Hybrid 68K microprocessor

My blogging has been a little slow recently. The reason for it is that I've been working on another microprocessor design. This time around, I've chosen to design a 68K compatible microprocessor. However, instead of making a clone, I've made several improvements to it.

I'm calling my new design, the AE68, which is in-line with the names for my other processors. I've always wanted to work on an improved 68K clone. The 68K was my first foray into microprocessor design. I did it at a time when I had little knowledge of hardware design and totally no knowledge of computer architecture. I had to teach myself how to do it from scratch. Needless to say, the product was a monstrosity and only sort-of worked. However, it did bag me the top prize for final year projects as the examiners were suitably impressed with the effort.

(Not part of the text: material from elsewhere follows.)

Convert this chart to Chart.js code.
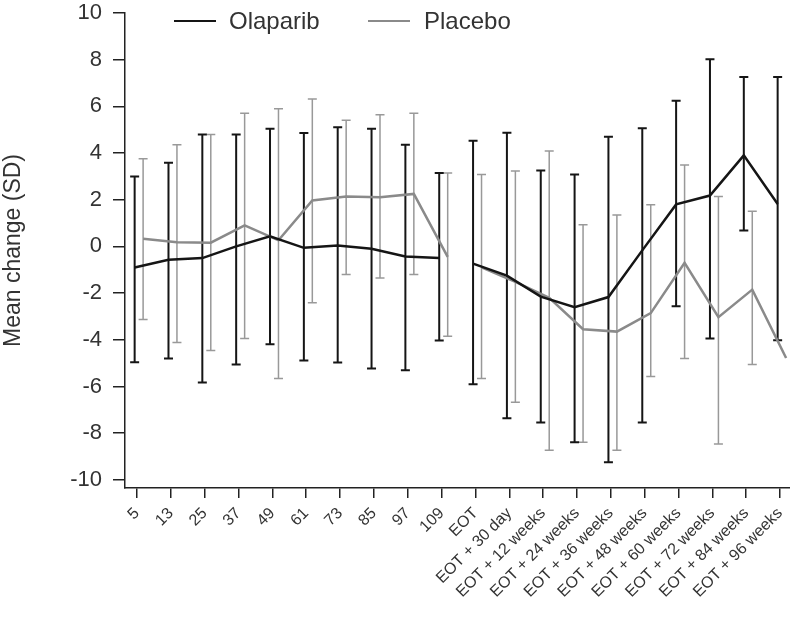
<!DOCTYPE html>
<html>
<head>
<meta charset="utf-8">
<script src="https://cdn.jsdelivr.net/npm/chart.js@4.4.0/dist/chart.umd.min.js"></script>
<style>
  html, body { margin: 0; padding: 0; background: #fff; }
  #wrap { width: 790px; height: 620px; }
</style>
</head>
<body>
<div id="wrap"><canvas id="qolChart" width="790" height="620"></canvas></div>
<script>
const xLabels = ['5', '13', '25', '37', '49', '61', '73', '85', '97', '109', 'EOT', 'EOT + 30 day',
  'EOT + 12 weeks', 'EOT + 24 weeks', 'EOT + 36 weeks', 'EOT + 48 weeks', 'EOT + 60 weeks',
  'EOT + 72 weeks', 'EOT + 84 weeks', 'EOT + 96 weeks'];
const yTicks = [-10, -8, -6, -4, -2, 0, 2, 4, 6, 8, 10];

const olaparibMean  = [-0.9, -0.57, -0.5, 0.0, 0.43, -0.06, 0.04, -0.1, -0.43, -0.5,
  -0.74, -1.25, -2.15, -2.6, -2.17, -0.17, 1.8, 2.18, 3.9, 1.82];
const olaparibUpper = [3.0, 3.58, 4.79, 4.79, 5.04, 4.86, 5.11, 5.04, 4.36, 3.15,
  4.53, 4.87, 3.25, 3.08, 4.7, 5.06, 6.24, 8.02, 7.26, 7.26];
const olaparibLower = [-4.96, -4.8, -5.83, -5.06, -4.19, -4.89, -4.97, -5.23, -5.31, -4.03,
  -5.91, -7.36, -7.54, -8.39, -9.25, -7.54, -2.56, -3.95, 0.68, -4.02];

const placeboMean  = [0.33, 0.18, 0.16, 0.9, 0.26, 1.97, 2.14, 2.11, 2.25, -0.45,
  -0.9, -1.52, -2.2, -3.55, -3.65, -2.86, -0.7, -3.03, -1.85, -4.78];
const placeboUpper = [3.76, 4.36, 4.79, 5.71, 5.9, 6.32, 5.41, 5.64, 5.71, 3.15,
  3.08, 3.23, 4.09, 0.93, 1.35, 1.79, 3.49, 2.14, 1.51, null];
const placeboLower = [-3.13, -4.12, -4.46, -3.95, -5.66, -2.41, -1.2, -1.35, -1.2, -3.85,
  -5.66, -6.68, -8.73, -8.39, -8.73, -5.57, -4.8, -8.47, -5.06, null];

const breakAfter = 9; // line is broken between "109" and "EOT"
const FONT = '"Liberation Sans", Arial, sans-serif';

// points with a small horizontal dodge per arm, null inserted to break the line
function toPoints(means, dodge) {
  const pts = [];
  means.forEach((m, i) => {
    pts.push({ x: i + dodge, y: m });
    if (i === breakAfter) pts.push({ x: i + 0.5, y: null });
  });
  return pts;
}

const series = [
  { label: 'Olaparib', mean: olaparibMean, upper: olaparibUpper, lower: olaparibLower,
    dodge: -0.07, color: '#151515', barColor: '#151515', barWidth: 2 },
  { label: 'Placebo', mean: placeboMean, upper: placeboUpper, lower: placeboLower,
    dodge: 0.18, color: '#8a8a8a', barColor: '#999999', barWidth: 1.5 }
];

const errorBars = {
  id: 'errorBars',
  beforeDatasetsDraw(chart) {
    const ctx = chart.ctx;
    const xs = chart.scales.x, ys = chart.scales.y;
    ctx.save();
    series.slice().reverse().forEach(s => {
      ctx.strokeStyle = s.barColor;
      ctx.lineWidth = s.barWidth;
      s.mean.forEach((m, i) => {
        if (s.upper[i] == null || s.lower[i] == null) return;
        const x = xs.getPixelForValue(i + s.dodge);
        const yt = ys.getPixelForValue(s.upper[i]);
        const yb = ys.getPixelForValue(s.lower[i]);
        ctx.beginPath();
        ctx.moveTo(x, yt); ctx.lineTo(x, yb);
        ctx.moveTo(x - 4.5, yt); ctx.lineTo(x + 4.5, yt);
        ctx.moveTo(x - 4.5, yb); ctx.lineTo(x + 4.5, yb);
        ctx.stroke();
      });
    });
    ctx.restore();
  }
};

const legendInPlot = {
  id: 'legendInPlot',
  afterDraw(chart) {
    const ctx = chart.ctx;
    ctx.save();
    ctx.font = '24px ' + FONT;
    ctx.textBaseline = 'middle';
    ctx.fillStyle = '#333';
    const items = [
      { s: series[0], x0: 174, x1: 216, tx: 229 },
      { s: series[1], x0: 368, x1: 410, tx: 424 }
    ];
    items.forEach(it => {
      ctx.strokeStyle = it.s.color;
      ctx.lineWidth = 2;
      ctx.beginPath();
      ctx.moveTo(it.x0, 21); ctx.lineTo(it.x1, 21);
      ctx.stroke();
      ctx.fillText(it.s.label, it.tx, 22);
    });
    ctx.restore();
  }
};

new Chart(document.getElementById('qolChart'), {
  type: 'line',
  data: {
    datasets: series.map(s => ({
      label: s.label,
      data: toPoints(s.mean, s.dodge),
      borderColor: s.color,
      borderWidth: 2.5,
      pointRadius: 0,
      tension: 0,
      spanGaps: false,
      fill: false
    }))
  },
  options: {
    responsive: false,
    animation: false,
    layout: { padding: { top: 13, right: 0, bottom: 0, left: 0 } },
    plugins: { legend: { display: false }, tooltip: { enabled: false } },
    scales: {
      x: {
        type: 'linear',
        min: -0.355,
        max: 19.295,
        afterBuildTicks: scale => { scale.ticks = xLabels.map((l, i) => ({ value: i })); },
        afterFit: scale => {
          scale.height = 132;
          scale.paddingLeft = 0;
          scale.paddingRight = 0;
        },
        grid: { drawOnChartArea: false, drawTicks: true, tickLength: 10, color: '#222', lineWidth: 1.5 },
        border: { display: true, color: '#222', width: 1.5 },
        ticks: {
          autoSkip: false,
          maxRotation: 45,
          minRotation: 45,
          padding: 6,
          color: '#333',
          font: { family: FONT, size: 16 },
          callback: v => xLabels[v]
        }
      },
      y: {
        min: -10.35,
        max: 10,
        afterBuildTicks: scale => { scale.ticks = yTicks.map(v => ({ value: v })); },
        afterFit: scale => {
          scale.width = 125;
          scale.paddingTop = 0;
          scale.paddingBottom = 0;
        },
        grid: { drawOnChartArea: false, drawTicks: true, tickLength: 12, color: '#222', lineWidth: 1.5 },
        border: { display: true, color: '#222', width: 1.5 },
        ticks: {
          padding: 11,
          color: '#333',
          font: { family: FONT, size: 22 },
          callback: v => String(v)
        },
        title: {
          display: true,
          text: 'Mean change (SD)',
          color: '#333',
          font: { family: FONT, size: 23 },
          padding: { top: 0, bottom: 0 }
        }
      }
    }
  },
  plugins: [errorBars, legendInPlot]
});
</script>
</body>
</html>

Since then, I've always felt that this was one of my failures and I had to fix it. However, I've never quite had the time to work on it fully. Unlike my other designs, this one is a fairly difficult task to accomplish. To understand how complicated a design it is, the 68K was in direct competition with the prevailing Intel microprocessors (x86) in the past. PCs used x86 while Macs used 68K. Like the x86, it sported a CISC architecture, which is the reason for it's complexity. In fact, the 68K was technically superior to the x86. However, as we all know, it's marketing that matters and Intel won in that department. Furthermore, trying to figure out the workings of the processor without ever having used one before is difficult enough without having to sort through the minor differences between the many variants.

So, for the last two years or so, I've been toying with the design on-and-off. Recently, I've gotten a bout of inspiration and have mostly completed the design on paper. The next step would obviously be to actually implement the design and test it. The design that I ultimately came up with is a hybrid. Although it is instruction set compatible to the 68000, it is full 32-bit (ala 68020) and has a six-stage instruction pipeline (ala 68040). Also, most of the instructions should execute in a single clock cycle. This will hopefully bring a 24X increase in performance over the original 68K. The trade-off is that it will be a big processor, which sort of negates my preference for simple and clean designs. Once implemented and tested, I will try to optimise the design at a later date.

As for the users of this processor, there are already people waiting for me to finish it up. Like I've blogged previously here, I've actually been in contact with some of them regarding using this chip. They have been working on the board and software while waiting for me to finish up the chip design. Hopefully, this will be useful to them when it's finished. I'd be curious to see how well it works in the wild.

UPDATE@1550: Video of Steve Jobs launching the (then) new Apple Macs, which run on the 68000. Quote: "It eats 8088s for breakfast!". This is of course, in 1984, when I was barely even out of diapers. Extremely cheesy product launch!!

2 comments:

Gabriel Wu said...

lol, yeah it's so cheesy, the video. But i guess it was a ground breaking product, and they wanted to emphasize this point :P

Shawn Tan said...

It was 1984!! It was probably the sexiest way they could launch a product at the time..

Yes, it was the technically superior machine at the time.. It already had all the GUI goodness, a full decade before it became standard on PCs with Win95.